#### [DIRECTION]
Retype nothing except the lines below from the one with "Give me the" through the one with "df = pd.DataFrame(rows)", exactly, with images left out.

***** INFORMATION PROVIDED *****

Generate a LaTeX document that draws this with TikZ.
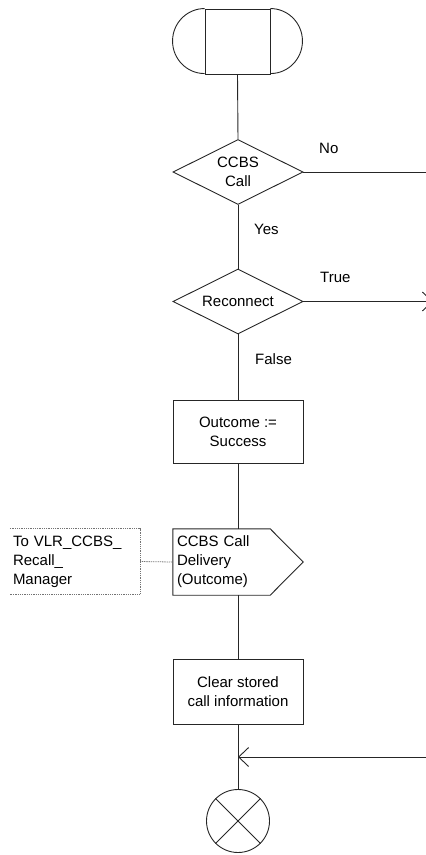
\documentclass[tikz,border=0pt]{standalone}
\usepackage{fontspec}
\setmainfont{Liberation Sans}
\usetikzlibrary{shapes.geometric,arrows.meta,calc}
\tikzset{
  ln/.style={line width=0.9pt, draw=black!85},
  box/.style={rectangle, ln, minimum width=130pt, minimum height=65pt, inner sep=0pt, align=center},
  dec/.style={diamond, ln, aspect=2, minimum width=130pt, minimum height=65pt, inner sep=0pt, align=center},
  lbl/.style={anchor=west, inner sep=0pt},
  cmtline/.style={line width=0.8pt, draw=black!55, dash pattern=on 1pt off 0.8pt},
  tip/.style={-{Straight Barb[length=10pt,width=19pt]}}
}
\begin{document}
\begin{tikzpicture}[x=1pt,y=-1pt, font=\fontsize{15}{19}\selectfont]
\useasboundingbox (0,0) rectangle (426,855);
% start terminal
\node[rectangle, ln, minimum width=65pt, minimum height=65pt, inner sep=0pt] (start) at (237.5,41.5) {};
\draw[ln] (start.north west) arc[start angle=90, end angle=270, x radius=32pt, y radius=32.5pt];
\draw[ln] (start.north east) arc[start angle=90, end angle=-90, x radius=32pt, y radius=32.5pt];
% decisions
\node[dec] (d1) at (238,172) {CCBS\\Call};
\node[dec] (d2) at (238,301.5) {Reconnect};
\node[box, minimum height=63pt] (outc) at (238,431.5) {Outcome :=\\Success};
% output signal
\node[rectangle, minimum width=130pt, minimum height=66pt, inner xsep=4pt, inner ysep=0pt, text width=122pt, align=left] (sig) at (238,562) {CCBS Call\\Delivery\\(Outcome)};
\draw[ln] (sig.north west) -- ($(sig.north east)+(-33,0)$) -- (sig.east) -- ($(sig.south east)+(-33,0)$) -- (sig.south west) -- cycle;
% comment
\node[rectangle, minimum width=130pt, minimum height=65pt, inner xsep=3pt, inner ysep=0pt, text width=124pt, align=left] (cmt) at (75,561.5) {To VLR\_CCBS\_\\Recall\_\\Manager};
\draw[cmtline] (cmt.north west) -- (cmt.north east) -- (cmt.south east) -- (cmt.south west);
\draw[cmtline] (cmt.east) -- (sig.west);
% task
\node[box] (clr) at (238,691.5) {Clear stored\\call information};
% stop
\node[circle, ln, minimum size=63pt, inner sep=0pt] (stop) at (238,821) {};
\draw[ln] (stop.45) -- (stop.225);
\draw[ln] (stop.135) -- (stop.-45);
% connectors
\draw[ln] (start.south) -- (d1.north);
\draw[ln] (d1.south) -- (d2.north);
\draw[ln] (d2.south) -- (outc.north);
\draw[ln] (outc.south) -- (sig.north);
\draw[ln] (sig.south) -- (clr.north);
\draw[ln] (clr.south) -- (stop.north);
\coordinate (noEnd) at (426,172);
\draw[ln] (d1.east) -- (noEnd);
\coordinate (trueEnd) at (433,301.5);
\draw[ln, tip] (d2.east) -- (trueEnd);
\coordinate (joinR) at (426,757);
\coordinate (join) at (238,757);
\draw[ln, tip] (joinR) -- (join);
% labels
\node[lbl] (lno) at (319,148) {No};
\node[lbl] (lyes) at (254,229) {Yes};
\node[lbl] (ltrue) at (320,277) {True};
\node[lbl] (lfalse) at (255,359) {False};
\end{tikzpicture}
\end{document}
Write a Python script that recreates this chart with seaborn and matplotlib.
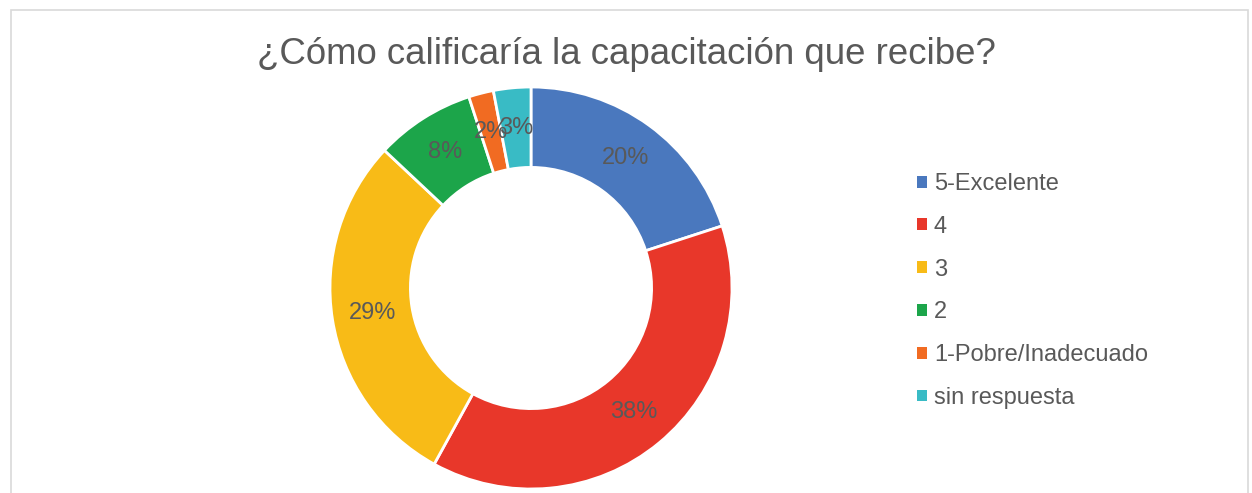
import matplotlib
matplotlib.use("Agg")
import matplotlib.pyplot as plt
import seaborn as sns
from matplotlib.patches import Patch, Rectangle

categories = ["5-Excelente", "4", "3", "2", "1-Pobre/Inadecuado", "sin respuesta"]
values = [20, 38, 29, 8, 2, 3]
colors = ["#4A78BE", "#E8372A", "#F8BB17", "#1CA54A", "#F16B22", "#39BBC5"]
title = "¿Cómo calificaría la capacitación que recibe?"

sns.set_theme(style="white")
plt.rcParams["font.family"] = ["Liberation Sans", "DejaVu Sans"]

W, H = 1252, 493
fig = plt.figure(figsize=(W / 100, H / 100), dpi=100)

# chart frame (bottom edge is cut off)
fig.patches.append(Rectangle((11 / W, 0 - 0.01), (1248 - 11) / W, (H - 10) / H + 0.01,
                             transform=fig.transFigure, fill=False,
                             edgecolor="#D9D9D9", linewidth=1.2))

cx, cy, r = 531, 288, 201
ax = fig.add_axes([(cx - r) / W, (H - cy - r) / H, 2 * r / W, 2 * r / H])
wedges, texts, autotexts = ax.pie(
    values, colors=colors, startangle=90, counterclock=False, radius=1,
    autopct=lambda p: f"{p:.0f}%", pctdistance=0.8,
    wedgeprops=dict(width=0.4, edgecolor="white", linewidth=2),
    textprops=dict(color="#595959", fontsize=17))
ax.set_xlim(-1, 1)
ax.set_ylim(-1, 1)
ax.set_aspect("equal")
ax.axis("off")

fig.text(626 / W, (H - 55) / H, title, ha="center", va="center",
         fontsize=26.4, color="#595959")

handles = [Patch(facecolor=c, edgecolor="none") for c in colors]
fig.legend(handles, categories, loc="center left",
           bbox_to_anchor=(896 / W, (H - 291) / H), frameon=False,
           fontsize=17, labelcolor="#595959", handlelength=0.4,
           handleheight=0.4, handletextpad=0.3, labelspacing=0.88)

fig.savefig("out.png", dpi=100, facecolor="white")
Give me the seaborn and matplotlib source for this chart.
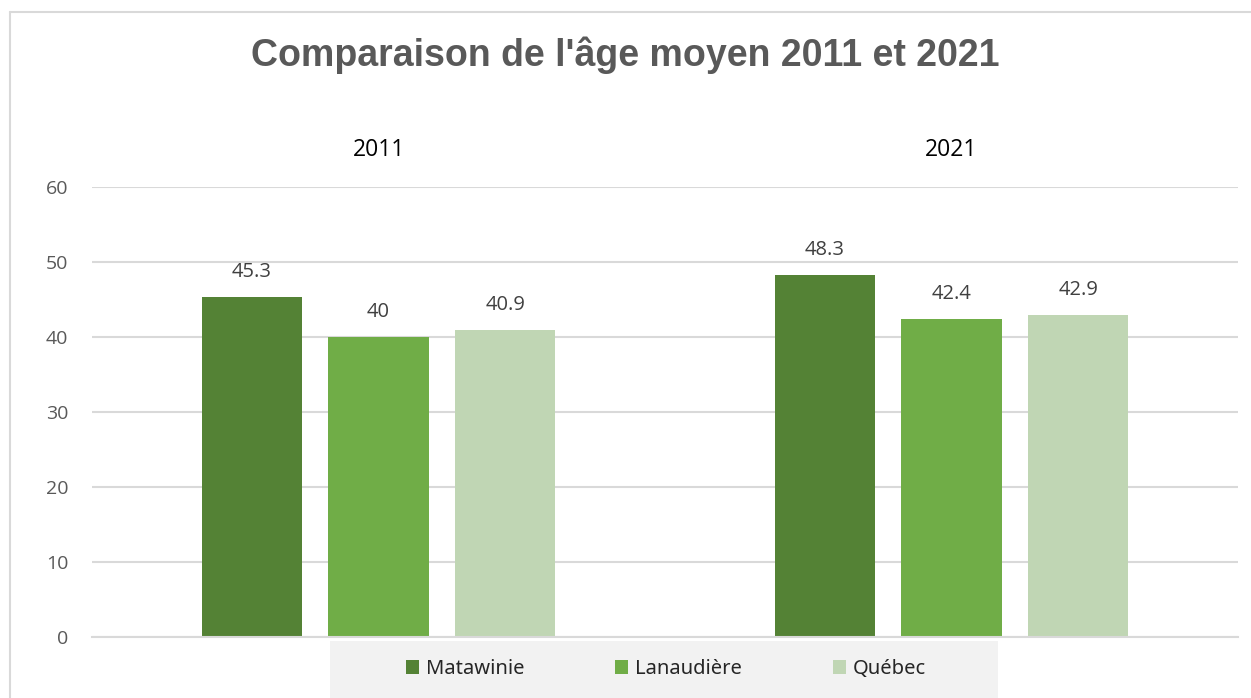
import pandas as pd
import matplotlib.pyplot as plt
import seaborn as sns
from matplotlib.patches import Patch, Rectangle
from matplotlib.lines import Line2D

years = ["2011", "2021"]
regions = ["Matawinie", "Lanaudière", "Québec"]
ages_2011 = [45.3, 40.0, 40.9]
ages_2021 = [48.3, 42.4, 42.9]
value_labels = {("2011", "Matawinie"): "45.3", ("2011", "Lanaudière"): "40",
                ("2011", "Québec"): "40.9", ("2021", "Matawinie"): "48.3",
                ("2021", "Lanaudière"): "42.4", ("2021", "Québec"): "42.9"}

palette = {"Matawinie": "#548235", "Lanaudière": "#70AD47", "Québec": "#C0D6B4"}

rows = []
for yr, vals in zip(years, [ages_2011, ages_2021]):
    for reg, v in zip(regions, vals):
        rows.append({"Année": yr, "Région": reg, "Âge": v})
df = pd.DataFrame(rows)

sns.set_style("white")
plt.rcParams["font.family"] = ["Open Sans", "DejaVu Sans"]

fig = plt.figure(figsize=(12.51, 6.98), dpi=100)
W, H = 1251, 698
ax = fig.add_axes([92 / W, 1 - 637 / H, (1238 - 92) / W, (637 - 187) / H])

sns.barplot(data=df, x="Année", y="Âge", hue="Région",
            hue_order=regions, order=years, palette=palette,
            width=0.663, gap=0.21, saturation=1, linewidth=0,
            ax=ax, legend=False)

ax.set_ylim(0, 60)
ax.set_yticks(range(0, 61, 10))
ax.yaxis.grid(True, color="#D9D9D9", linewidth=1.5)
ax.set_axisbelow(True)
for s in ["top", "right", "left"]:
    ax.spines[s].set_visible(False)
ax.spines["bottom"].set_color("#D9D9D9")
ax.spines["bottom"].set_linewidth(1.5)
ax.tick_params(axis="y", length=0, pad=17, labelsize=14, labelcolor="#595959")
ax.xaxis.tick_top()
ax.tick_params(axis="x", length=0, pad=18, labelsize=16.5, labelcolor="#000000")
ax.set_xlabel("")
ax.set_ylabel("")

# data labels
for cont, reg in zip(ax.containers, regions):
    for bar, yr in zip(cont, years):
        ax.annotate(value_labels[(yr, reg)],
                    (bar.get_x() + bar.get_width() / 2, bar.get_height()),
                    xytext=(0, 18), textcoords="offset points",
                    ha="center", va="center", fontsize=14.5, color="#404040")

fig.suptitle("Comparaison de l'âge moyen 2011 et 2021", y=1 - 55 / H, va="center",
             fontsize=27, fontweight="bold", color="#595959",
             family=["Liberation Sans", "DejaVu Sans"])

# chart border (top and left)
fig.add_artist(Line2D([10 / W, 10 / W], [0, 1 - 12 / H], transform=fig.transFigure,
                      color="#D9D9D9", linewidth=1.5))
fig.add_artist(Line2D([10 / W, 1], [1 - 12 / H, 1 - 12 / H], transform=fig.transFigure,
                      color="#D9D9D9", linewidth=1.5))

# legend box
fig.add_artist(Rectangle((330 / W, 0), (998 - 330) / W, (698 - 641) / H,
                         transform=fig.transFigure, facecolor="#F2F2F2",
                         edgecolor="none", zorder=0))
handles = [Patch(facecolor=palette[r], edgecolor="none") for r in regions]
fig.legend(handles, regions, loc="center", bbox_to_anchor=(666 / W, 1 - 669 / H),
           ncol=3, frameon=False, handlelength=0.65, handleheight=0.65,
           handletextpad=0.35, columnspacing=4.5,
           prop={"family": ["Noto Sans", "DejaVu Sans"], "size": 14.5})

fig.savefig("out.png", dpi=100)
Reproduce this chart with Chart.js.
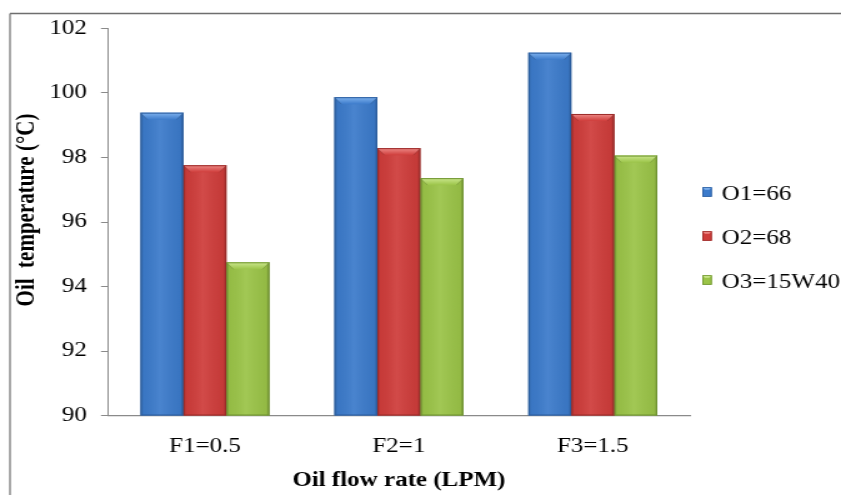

*****

#### [COMPLETE ANSWER]
Give me the seaborn and matplotlib source for this chart.
import pandas as pd
import matplotlib.pyplot as plt
import seaborn as sns
from matplotlib.patches import Patch, Rectangle
from matplotlib.lines import Line2D

years = ["2011", "2021"]
regions = ["Matawinie", "Lanaudière", "Québec"]
ages_2011 = [45.3, 40.0, 40.9]
ages_2021 = [48.3, 42.4, 42.9]
value_labels = {("2011", "Matawinie"): "45.3", ("2011", "Lanaudière"): "40",
                ("2011", "Québec"): "40.9", ("2021", "Matawinie"): "48.3",
                ("2021", "Lanaudière"): "42.4", ("2021", "Québec"): "42.9"}

palette = {"Matawinie": "#548235", "Lanaudière": "#70AD47", "Québec": "#C0D6B4"}

rows = []
for yr, vals in zip(years, [ages_2011, ages_2021]):
    for reg, v in zip(regions, vals):
        rows.append({"Année": yr, "Région": reg, "Âge": v})
df = pd.DataFrame(rows)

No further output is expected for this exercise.